La Cina sospende per due anni la pena di morte: un altro passo verso l’abolizione?
Quello di ieri è un giorno che in Cina definiscono già come storico. Proprio ieri, infatti, la Corte Suprema del popolo, il maggiore organo giudiziario cinese, ha predisposto a tutti i tribunali una moratoria della pena di morte per un periodo di due anni. Le esecuzioni capitali potranno essere eseguite soltanto per un numero ridotto di reati e in casi di estrema gravità. Il provvedimento, già prodigioso di per sé, porta con sé delle implicazioni straordinarie, sconosciute ai più.
In primis, non tutti sono al corrente del fatto che il codice penale cinese prevede che le condanne a morte sospese per due anni si tramutino automaticamente in un ergastolo. A detta dei giuristi in Cina si assisterà, dunque, a una svolta epocale in questi due anni: grazie a tale disposizione migliaia di condanne diverranno ergastoli e moltissime altre persone eviteranno la pena di morte. Ma non tutti, le disposizioni sulla pena capitale permangono per quelli che sono i reati definiti di "estrema gravità". Proprio per tale ragione le ong, tra cui Amnesty International, faticano ad essere palesemente ottimiste. Ciononostante è indubbio il valore del provvedimento attuato dalla Cina, ormai seconda economia mondiale; proprio in virtù di tali decisioni il Paese si appresta a fare propri i valori delle moderne civiltà occidentali, specialmente in tema di diritti umani.

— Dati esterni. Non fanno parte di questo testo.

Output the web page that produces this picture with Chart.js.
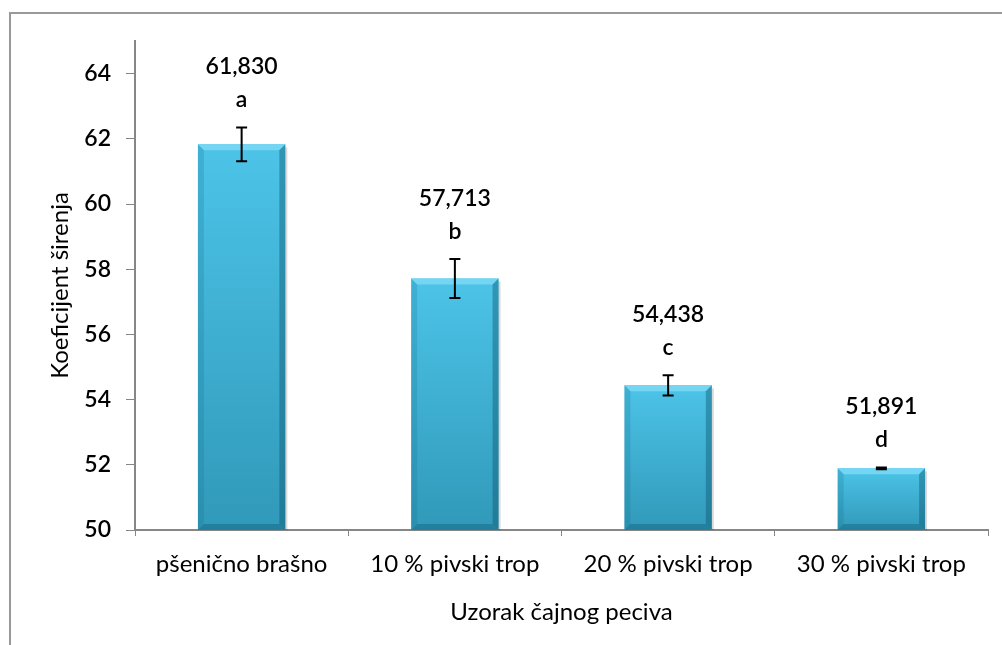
<!DOCTYPE html>
<html>
<head>
<meta charset="utf-8">
<script src="https://cdn.jsdelivr.net/npm/chart.js@4/dist/chart.umd.min.js"></script>
<style>
html,body{margin:0;padding:0;background:#fff;}
#wrap{width:1002px;height:645px;position:relative;}
</style>
</head>
<body>
<div id="wrap"><canvas id="c" width="1002" height="645"></canvas></div>
<script>
const categories = ['pšenično brašno', '10 % pivski trop', '20 % pivski trop', '30 % pivski trop'];
const means = [61.830, 57.713, 54.438, 51.891];
const errors = [0.52, 0.60, 0.31, 0.03];
const valueLabels = ['61,830', '57,713', '54,438', '51,891'];
const letters = ['a', 'b', 'c', 'd'];
const yTicks = [50, 52, 54, 56, 58, 60, 62, 64];
const yTitle = 'Koeficijent širenja';
const xTitle = 'Uzorak čajnog peciva';

const FONT = 'Lato';

const framePlugin = {
  id: 'frame',
  beforeDraw(chart) {
    const ctx = chart.ctx;
    ctx.save();
    ctx.fillStyle = '#fff';
    ctx.fillRect(0, 0, chart.width, chart.height);
    ctx.strokeStyle = '#999999';
    ctx.lineWidth = 2;
    ctx.beginPath();
    ctx.moveTo(10, chart.height);
    ctx.lineTo(10, 13);
    ctx.lineTo(chart.width, 13);
    ctx.stroke();
    ctx.restore();
  }
};

const bevelPlugin = {
  id: 'bevel',
  afterDatasetDraw(chart, args) {
    const ctx = chart.ctx;
    const meta = args.meta;
    const area = chart.chartArea;
    meta.data.forEach(bar => {
      const {x, y, base, width} = bar.getProps(['x', 'y', 'base', 'width'], true);
      const l = x - width / 2, r = x + width / 2, t = y, b = Math.min(base, area.bottom);
      const bv = 6;
      ctx.save();
      ctx.fillStyle = 'rgba(0,0,0,0.15)';
      ctx.fillRect(r, t + 3, 2, b - t - 3);
      ctx.fillStyle = '#74d6f3';
      ctx.beginPath();
      ctx.moveTo(l, t); ctx.lineTo(r, t); ctx.lineTo(r - bv, t + bv); ctx.lineTo(l + bv, t + bv); ctx.closePath();
      ctx.fill();
      ctx.fillStyle = 'rgba(20,110,140,0.22)';
      ctx.beginPath();
      ctx.moveTo(l, t); ctx.lineTo(l + bv, t + bv); ctx.lineTo(l + bv, b - bv); ctx.lineTo(l, b); ctx.closePath();
      ctx.fill();
      ctx.fillStyle = 'rgba(10,80,105,0.4)';
      ctx.beginPath();
      ctx.moveTo(r, t); ctx.lineTo(r - bv, t + bv); ctx.lineTo(r - bv, b - bv); ctx.lineTo(r, b); ctx.closePath();
      ctx.fill();
      ctx.fillStyle = 'rgba(10,80,105,0.35)';
      ctx.beginPath();
      ctx.moveTo(l, b); ctx.lineTo(l + bv, b - bv); ctx.lineTo(r - bv, b - bv); ctx.lineTo(r, b); ctx.closePath();
      ctx.fill();
      ctx.restore();
    });
  }
};

const errorLabelPlugin = {
  id: 'errLabels',
  afterDatasetsDraw(chart) {
    const ctx = chart.ctx;
    const ys = chart.scales.y;
    const meta = chart.getDatasetMeta(0);
    ctx.save();
    meta.data.forEach((bar, i) => {
      const x = bar.x;
      const top = ys.getPixelForValue(means[i] + errors[i]);
      const bot = ys.getPixelForValue(means[i] - errors[i]);
      ctx.strokeStyle = '#000';
      ctx.lineWidth = 2;
      ctx.beginPath();
      ctx.moveTo(x, top); ctx.lineTo(x, bot);
      ctx.moveTo(x - 5.5, top); ctx.lineTo(x + 5.5, top);
      ctx.moveTo(x - 5.5, bot); ctx.lineTo(x + 5.5, bot);
      ctx.stroke();
      ctx.fillStyle = '#000';
      ctx.textAlign = 'center';
      ctx.textBaseline = 'alphabetic';
      ctx.font = '600 23px ' + FONT;
      ctx.fillText(valueLabels[i], x, top - 53);
      ctx.fillText(letters[i], x, top - 20);
    });
    ctx.restore();
  }
};

const ctx = document.getElementById('c').getContext('2d');
new Chart(ctx, {
  type: 'bar',
  data: {
    labels: categories,
    datasets: [{
      data: means,
      backgroundColor: (c) => {
        const chart = c.chart;
        const area = chart.chartArea;
        if (!area || c.dataIndex === undefined) return '#3bb2d6';
        const top = chart.scales.y.getPixelForValue(means[c.dataIndex]);
        const g = chart.ctx.createLinearGradient(0, top, 0, area.bottom);
        g.addColorStop(0, '#4cc4e8');
        g.addColorStop(1, '#3199b9');
        return g;
      },
      borderWidth: 0,
      barPercentage: 0.41,
      categoryPercentage: 1.0
    }]
  },
  options: {
    responsive: false,
    animation: false,
    events: [],
    layout: {padding: {left: 0, right: 14, top: 41, bottom: 16}},
    plugins: {legend: {display: false}, tooltip: {enabled: false}},
    scales: {
      x: {
        grid: {display: true, drawOnChartArea: false, drawTicks: true, tickLength: 6, color: '#868686', offset: true},
        border: {display: true, color: '#868686', width: 2},
        ticks: {color: '#000', font: {family: FONT, size: 24}, padding: 14, maxRotation: 0},
        title: {display: true, text: xTitle, color: '#000', font: {family: FONT, size: 24}, padding: {top: 0, bottom: 2}},
        afterFit(scale) { scale.height = 99; }
      },
      y: {
        min: 50, max: 65,
        afterBuildTicks(scale) { scale.ticks = yTicks.map(v => ({value: v})); },
        grid: {display: true, drawOnChartArea: false, drawTicks: true, tickLength: 9, color: '#868686'},
        border: {display: true, color: '#868686', width: 2},
        ticks: {color: '#000', font: {family: FONT, size: 23, weight: '600'}, padding: 15},
        title: {display: true, text: yTitle, color: '#000', font: {family: FONT, size: 24}, padding: {top: 46, bottom: 0}},
        afterFit(scale) { scale.width = 135; }
      }
    }
  },
  plugins: [framePlugin, bevelPlugin, errorLabelPlugin]
});
</script>
</body>
</html>
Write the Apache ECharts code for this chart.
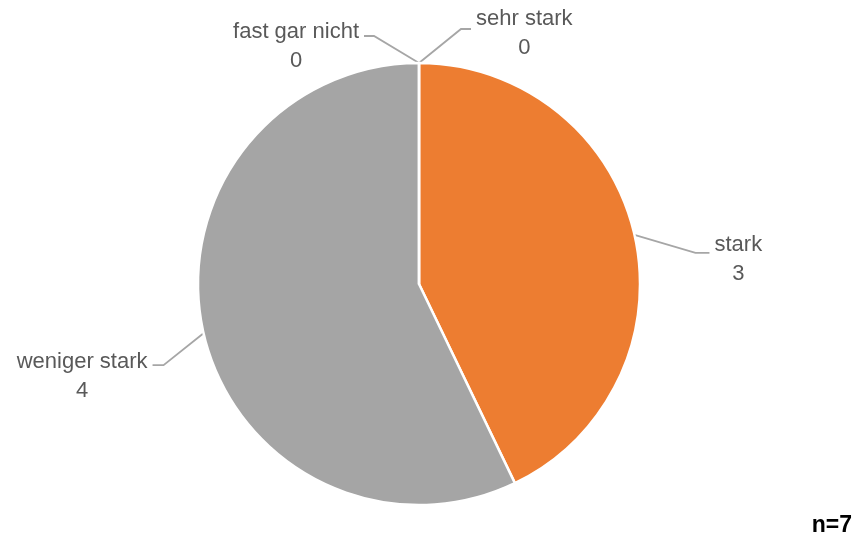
<!DOCTYPE html>
<html>
<head>
<meta charset="utf-8">
<script src="https://cdn.jsdelivr.net/npm/echarts@6/dist/echarts.min.js"></script>
<style>
  html, body { margin: 0; padding: 0; background: #ffffff; }
  #chart { width: 859px; height: 540px; }
</style>
</head>
<body>
<div id="chart"></div>
<script>
// Answer categories and counts
const categories = ['sehr stark', 'stark', 'weniger stark', 'fast gar nicht'];
const values = [0, 3, 4, 0];
const sliceColors = ['#5B9BD5', '#ED7D31', '#A5A5A5', '#FFC000'];
const sampleNote = 'n=7';

// Leader-line shape per label: elbow offset from the rim point, horizontal tail length,
// and how far the text block sits below the tail
const leaderElbow = [[42, -34], [61, 18], [-40, 32], [-45, -27]];
const leaderTail = [10, 14, 11, 10];
const labelDrop = [4, 7, 11, 10];

const CX = 419, CY = 284, R = 221;

const chart = echarts.init(document.getElementById('chart'), null, { renderer: 'canvas' });

const total = values.reduce((s, v) => s + v, 0);

function rimPoint(i) {
  let before = 0;
  for (let k = 0; k < i; k++) before += values[k];
  const frac = (before + values[i] / 2) / (total || 1);
  const ang = (90 - 360 * frac) * Math.PI / 180;
  return [CX + R * Math.cos(ang), CY - R * Math.sin(ang)];
}

chart.setOption({
  animation: false,
  backgroundColor: '#ffffff',
  graphic: [{
    type: 'text',
    right: 7,
    top: 514,
    style: {
      text: sampleNote,
      fontFamily: 'Liberation Sans',
      fontWeight: 'bold',
      fontSize: 23,
      fill: '#000000'
    }
  }],
  series: [{
    type: 'pie',
    center: [CX, CY],
    radius: R,
    startAngle: 90,
    clockwise: true,
    avoidLabelOverlap: false,
    emphasis: { disabled: true },
    itemStyle: { borderColor: '#ffffff', borderWidth: 2.5 },
    label: {
      show: true,
      position: 'outside',
      formatter: '{b}\n{c}',
      fontFamily: 'Liberation Sans',
      fontSize: 22,
      lineHeight: 29,
      color: '#595959',
      align: 'center'
    },
    labelLine: {
      show: true,
      length: 10,
      length2: 10,
      lineStyle: { color: '#A6A6A6', width: 1.8 }
    },
    labelLayout: function (p) {
      const i = p.dataIndex;
      const a = (p.labelLinePoints && p.labelLinePoints[0]) ? p.labelLinePoints[0].slice() : rimPoint(i);
      const side = leaderElbow[i][0] >= 0 ? 1 : -1;
      const b = [a[0] + leaderElbow[i][0], a[1] + leaderElbow[i][1]];
      const e = [b[0] + side * leaderTail[i], b[1]];
      const w = p.labelRect.width;
      return {
        x: e[0] + side * (5 + w / 2),
        y: e[1] + labelDrop[i],
        align: 'center',
        verticalAlign: 'middle',
        labelLinePoints: [a, b, e]
      };
    },
    data: categories.map((name, i) => ({
      name: name,
      value: values[i],
      itemStyle: { color: sliceColors[i] }
    }))
  }]
});
</script>
</body>
</html>
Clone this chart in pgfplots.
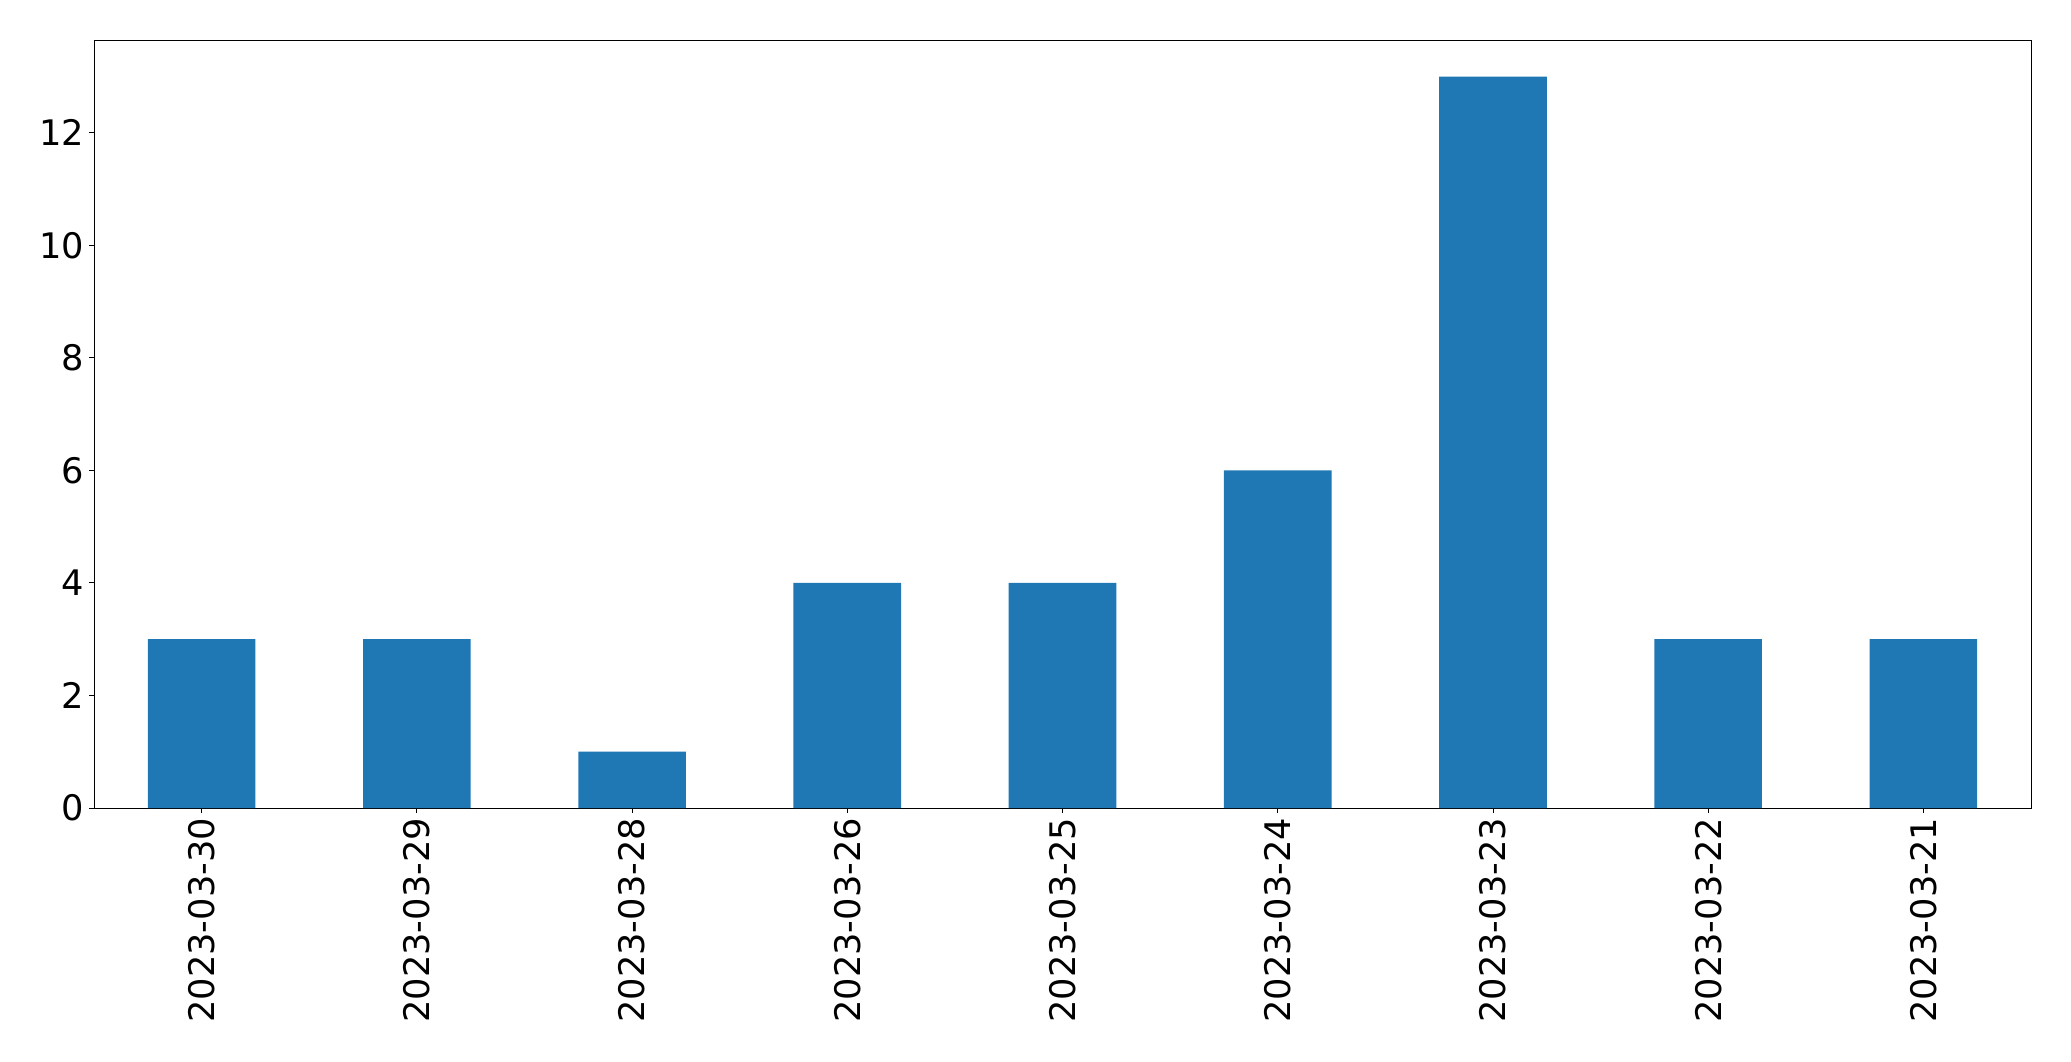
\documentclass[border=0pt]{standalone}
\usepackage{fontspec}
\setmainfont{DejaVu Sans}
\usepackage{pgfplots}
\pgfplotsset{compat=1.18}
\definecolor{mplblue}{HTML}{1F77B4}
\begin{document}
\begin{tikzpicture}
\path[use as bounding box] (-47pt,-126.5pt) rectangle (988.5pt,404pt);
\begin{axis}[
  at={(0pt,0pt)}, anchor=south west,
  scale only axis, width=968.5pt, height=384pt,
  xmin=-0.5, xmax=8.5, ymin=0, ymax=13.65,
  xtick={0,1,2,3,4,5,6,7,8},
  xticklabels={2023-03-30,2023-03-29,2023-03-28,2023-03-26,2023-03-25,2023-03-24,2023-03-23,2023-03-22,2023-03-21},
  ytick={0,2,4,6,8,10,12},
  tick align=outside, major tick length=2.43pt,
  tick style={line width=0.45pt, black},
  axis line style={line width=0.45pt},
  xtick pos=bottom, ytick pos=left,
  /pgf/number format/assume math mode=true,
  ticklabel style={font=\fontsize{17.6}{20}\selectfont},
  xticklabel style={rotate=90, anchor=east, inner sep=0pt, outer sep=2.6pt},
  yticklabel style={anchor=east, inner sep=0pt, outer sep=2.4pt},
  ybar, bar width=0.5,
]
\addplot[fill=mplblue, draw=none] coordinates {
(0,3) (1,3) (2,1) (3,4) (4,4) (5,6) (6,13) (7,3) (8,3)
};
\end{axis}
\end{tikzpicture}
\end{document}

A rigor di cronaca, occorre ricordare che quello di ieri non è il primo provvedimento che allontana la Cina dalla pena di morte e dalla crudeltà delle esecuzioni. Già nello scorso febbraio il numero dei reati punibili con la pena capitale erano scesi da 68 a 55, escludendo dalla black list pertanto 13 reati. Un anno fa, poi, un altro passo in avanti: le fucilazioni, spesso di gruppo, furono abolite per lasciare il posto alle meno brutali l'iniezioni letali.
Cionostante il paese è ancora troppo lontano per potersi dire democratico e rispettoso della dignità e dei diritti dell'individuo. Permangono alcune pesanti zone d'ombra nel sistema giudiziario e in generale per ciò che concerne la libertà d'espressione, non ultima l'arresto di Ai Wei Wei, in stato d'arresto dallo scorso aprile scorso. La motivazione con cui l'artista, le cui opere sono esposte in tutto il mondo, è stato fermato dalla polizia cinese è relativi a crimini fiscali ma in realtà il governo di Pechino con il suo arresto, cui è seguito il silenzio sulle sue condizioni di salute, ha inteso punire palesemente la libertà d'espressione. Ma questa è un'altra storia.